И вот теперь Ина любит его, любит своего брата Джои и обратилась к церкви за моральной поддержкой и наставлением на путь истинный. (Интересно, насколько все это глубоко, подумал Ингхэм.) На какой путь когда-либо указывала церковь, кроме пути смирения? Ну и конечно же вечное «не согреши»! Будь то ужасный конфликт с мужем, семьей или кем-то еще — или, к примеру, беспросветная бедность, — церковь всегда предлагает смириться со всем этим, подумал Ингхэм, и ему почему-то вспомнилась религия арабов.

Мысли Ингхэма вернулись к Ине. Он был рад, что теперь они достаточно взрослые, чтобы знать цену нежности и утратить часть свойственной юности самоуверенности и эгоцентризма. Они как два мира, похожих и непохожих одновременно, сложных, но способных объясниться друг с другом и, как он надеялся, многое дать друг другу. Ему на память пришло несколько заметок из его блокнота о чувстве идентичного и индивидуального, которые он сделал для своей книги. (Так вышло, что он пока их не использовал.) Ему очень хотелось прочесть некоторые строки Ине. Интересно, что бы она сказала на это? Один отрывок он выписал из прочитанной им книги. В нем говорилось о детях из многодетных семейств, обучавшихся в одной из американских начальных школ. Эти дети, жившие в битком набитых домах, почти не знали радости — ни в жизни, ни в учебе. Но потом в школе им выдали по маленькому зеркальцу, в котором они могли видеть себя. И с тех пор каждый ребенок осознал, что он личность, не похожая на других, с собственным, не похожим на других, лицом.
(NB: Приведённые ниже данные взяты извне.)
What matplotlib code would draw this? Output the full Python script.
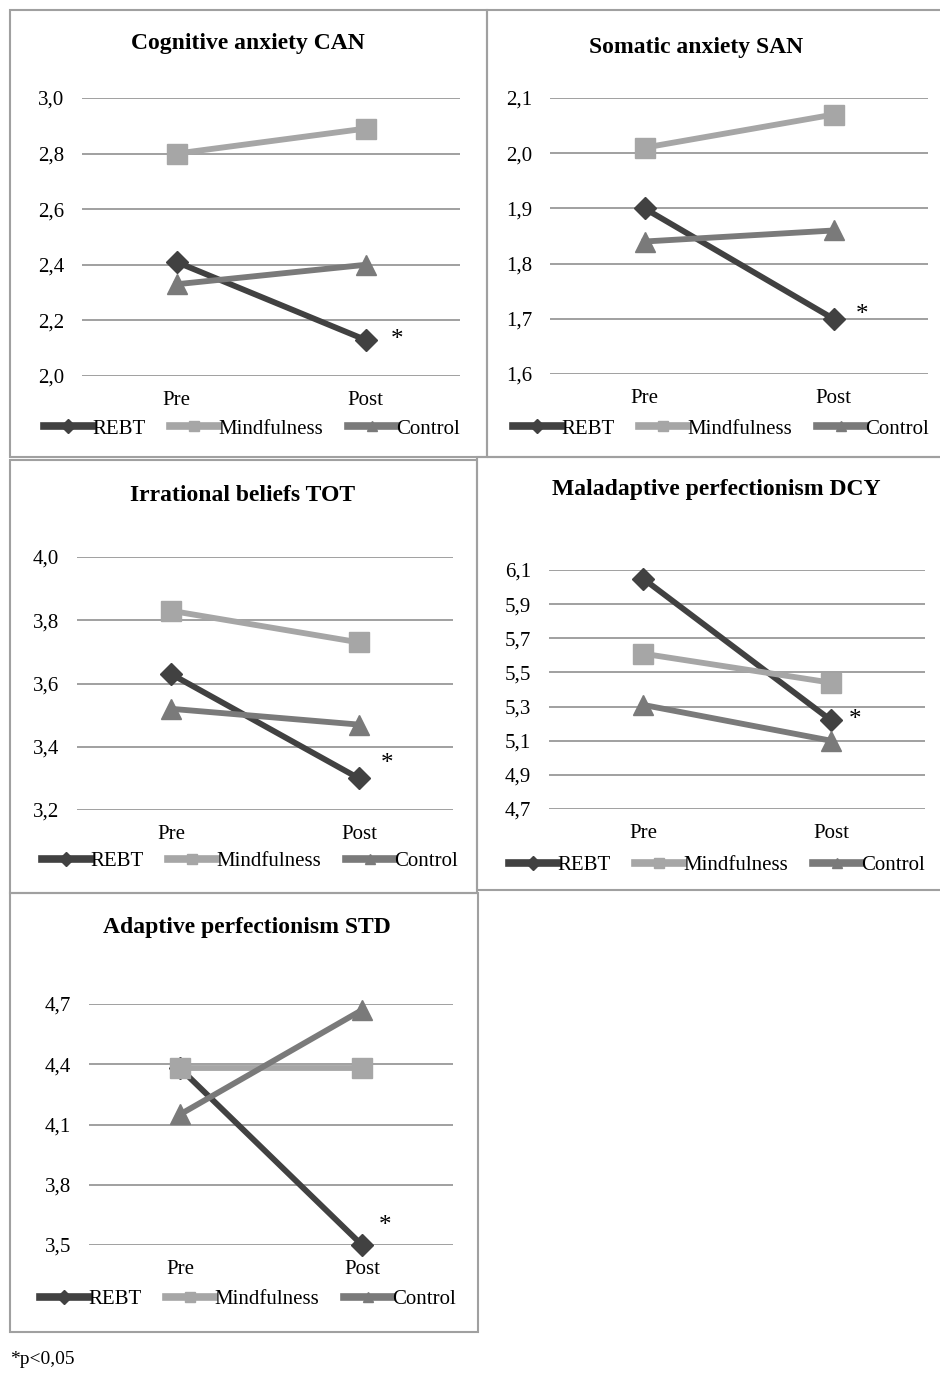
import matplotlib.pyplot as plt
from matplotlib.patches import Rectangle
from matplotlib.lines import Line2D
from matplotlib.ticker import FuncFormatter

plt.rcParams['font.family'] = ['Liberation Serif', 'DejaVu Serif']

W, H = 940, 1373

phases = ["Pre", "Post"]
groups = ["REBT", "Mindfulness", "Control"]
colors = ["#414141", "#a6a6a6", "#7a7a7a"]
markers = ["D", "s", "^"]
msizes = [11, 15, 15]

titles = ["Cognitive anxiety CAN", "Somatic anxiety SAN", "Irrational beliefs TOT",
          "Maladaptive perfectionism DCY", "Adaptive perfectionism STD"]

can_rebt = [2.41, 2.13]
can_mind = [2.80, 2.89]
can_ctrl = [2.33, 2.40]

san_rebt = [1.90, 1.70]
san_mind = [2.01, 2.07]
san_ctrl = [1.84, 1.86]

tot_rebt = [3.63, 3.30]
tot_mind = [3.83, 3.73]
tot_ctrl = [3.52, 3.47]

dcy_rebt = [6.05, 5.22]
dcy_mind = [5.61, 5.44]
dcy_ctrl = [5.31, 5.10]

std_rebt = [4.38, 3.50]
std_mind = [4.38, 4.38]
std_ctrl = [4.15, 4.67]

series = [
    [can_rebt, can_mind, can_ctrl],
    [san_rebt, san_mind, san_ctrl],
    [tot_rebt, tot_mind, tot_ctrl],
    [dcy_rebt, dcy_mind, dcy_ctrl],
    [std_rebt, std_mind, std_ctrl],
]
yticks = [
    [2.0, 2.2, 2.4, 2.6, 2.8, 3.0],
    [1.6, 1.7, 1.8, 1.9, 2.0, 2.1],
    [3.2, 3.4, 3.6, 3.8, 4.0],
    [4.7, 4.9, 5.1, 5.3, 5.5, 5.7, 5.9, 6.1],
    [3.5, 3.8, 4.1, 4.4, 4.7],
]

# pixel layout: plot area (x0, x1, ytop, ybottom), box (x0, y0, x1, y1), title pos, legend pos, star offset
plot_px = [(82, 460, 98, 376), (550, 928, 98, 374), (77, 453, 557, 810),
           (549, 925, 570, 809), (89, 453, 1004, 1245)]
box_px = [(10, 10, 487, 457), (487, 10, 945, 457), (10, 460, 477, 893),
          (477, 457, 945, 890), (10, 893, 478, 1332)]
title_px = [(248, 44), (696, 47), (243, 496), (716, 489), (247, 927)]
legend_px = [(252, 429), (721, 429), (250, 861), (717, 865), (248, 1299)]
star_off = [(18, 0), (16, 3), (16, 10), (13, 0), (12, 14)]

fig = plt.figure(figsize=(W / 100, H / 100), dpi=100)

fmt = FuncFormatter(lambda v, p: f"{v:.1f}".replace(".", ","))

for i in range(5):
    x0, x1, yt, yb = plot_px[i]
    ax = fig.add_axes([x0 / W, (H - yb) / H, (x1 - x0) / W, (yb - yt) / H])
    for vals, c, m, ms in zip(series[i], colors, markers, msizes):
        ax.plot([0, 1], vals, color=c, lw=4.2, marker=m, ms=ms, clip_on=False, zorder=3)
    ax.set_xlim(-0.5, 1.5)
    ax.set_ylim(yticks[i][0], yticks[i][-1])
    ax.set_yticks(yticks[i])
    ax.yaxis.set_major_formatter(fmt)
    ax.set_xticks([0, 1])
    ax.set_xticklabels(phases)
    ax.grid(axis="y", color="#868686", lw=1.1)
    ax.set_axisbelow(True)
    for s in ax.spines.values():
        s.set_visible(False)
    ax.tick_params(length=0, labelsize=15, colors="black")
    ax.tick_params(axis="y", pad=13)
    ax.tick_params(axis="x", pad=11)
    ax.annotate("*", (1, series[i][0][1]), xytext=star_off[i], textcoords="offset points",
                ha="left", va="center", fontsize=18)

    bx0, by0, bx1, by1 = box_px[i]
    fig.add_artist(Rectangle((bx0 / W, (H - by1) / H), (bx1 - bx0) / W, (by1 - by0) / H,
                             transform=fig.transFigure, fill=False, ec="#a0a0a0", lw=1.5))
    tx, ty = title_px[i]
    fig.text(tx / W, (H - ty) / H, titles[i], ha="center", va="center",
             fontsize=17, fontweight="bold")

    handles = [Line2D([], [], color=c, lw=5.5, marker=m, ms=7) for c, m in zip(colors, markers)]
    lx, ly = legend_px[i]
    fig.legend(handles, groups, loc="center", bbox_to_anchor=(lx / W, (H - ly) / H),
               ncol=3, frameon=False, fontsize=15, handlelength=2.3,
               handletextpad=0.0, columnspacing=1.2, borderpad=0)

fig.text(10 / W, (H - 1360) / H, "*p<0,05", ha="left", va="center", fontsize=14)

fig.savefig("out.png", dpi=100)
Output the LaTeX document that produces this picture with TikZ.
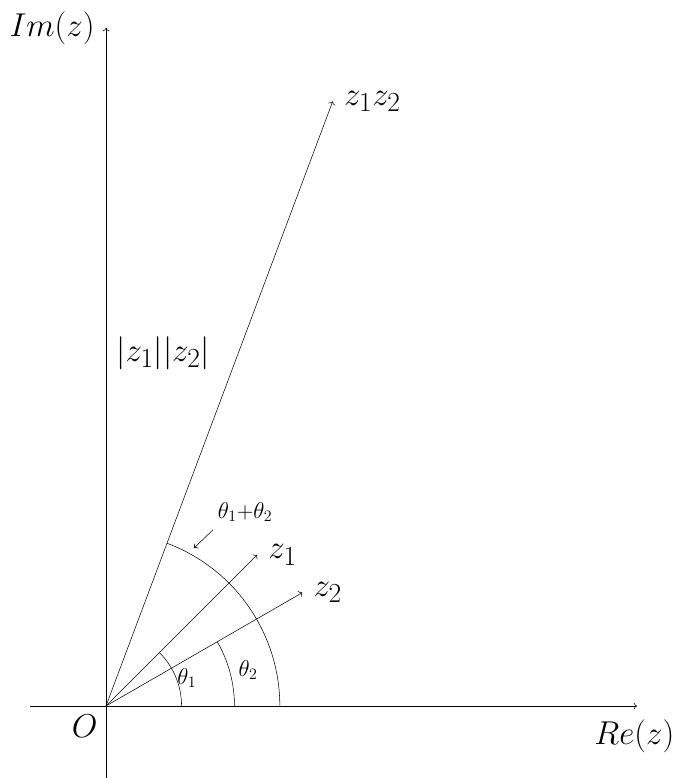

С этого момента внутренний мир каждого ребенка разительно изменился.

Ингхэм резко почувствовал, как сильно угнетает Ину трагедия Джои, всю ту тоску и боль, которую болезнь брата причиняла ей всякий раз, когда она смотрела на него или думала о нем — даже в самые счастливые моменты. А теперь еще эта загадочная, возможно неразрешимая проблема чрезмерной привязанности к ней Джои. И эта тяжесть, эта боль, словно маленький хищный зверек, взобралась Ингхэму на спину, пригнула вниз, вонзив в тело свои острые когти. Он резко вскочил с постели.

Его охватило желание немедленно ехать к Ине, успокоить ее, сказать, что они поженятся, остаться с ней до утра, строить с ней планы на будущее, думать о том, чем они займутся, когда их тунисский период закончится. Он посмотрел на часы. Три восемнадцать. Пустят ли его в отель? Разумеется, пустят, если как следует постучать в дверь. Не рассердится ли она? А может, растеряется? Но то, что он собирается ей сказать, настолько важно для них обоих, что стоит ночного беспокойства. Он медлил. Почему же он колеблется — идти или нет? Интересно, стал бы он раздумывать, будь ему двадцать пять или даже тридцать?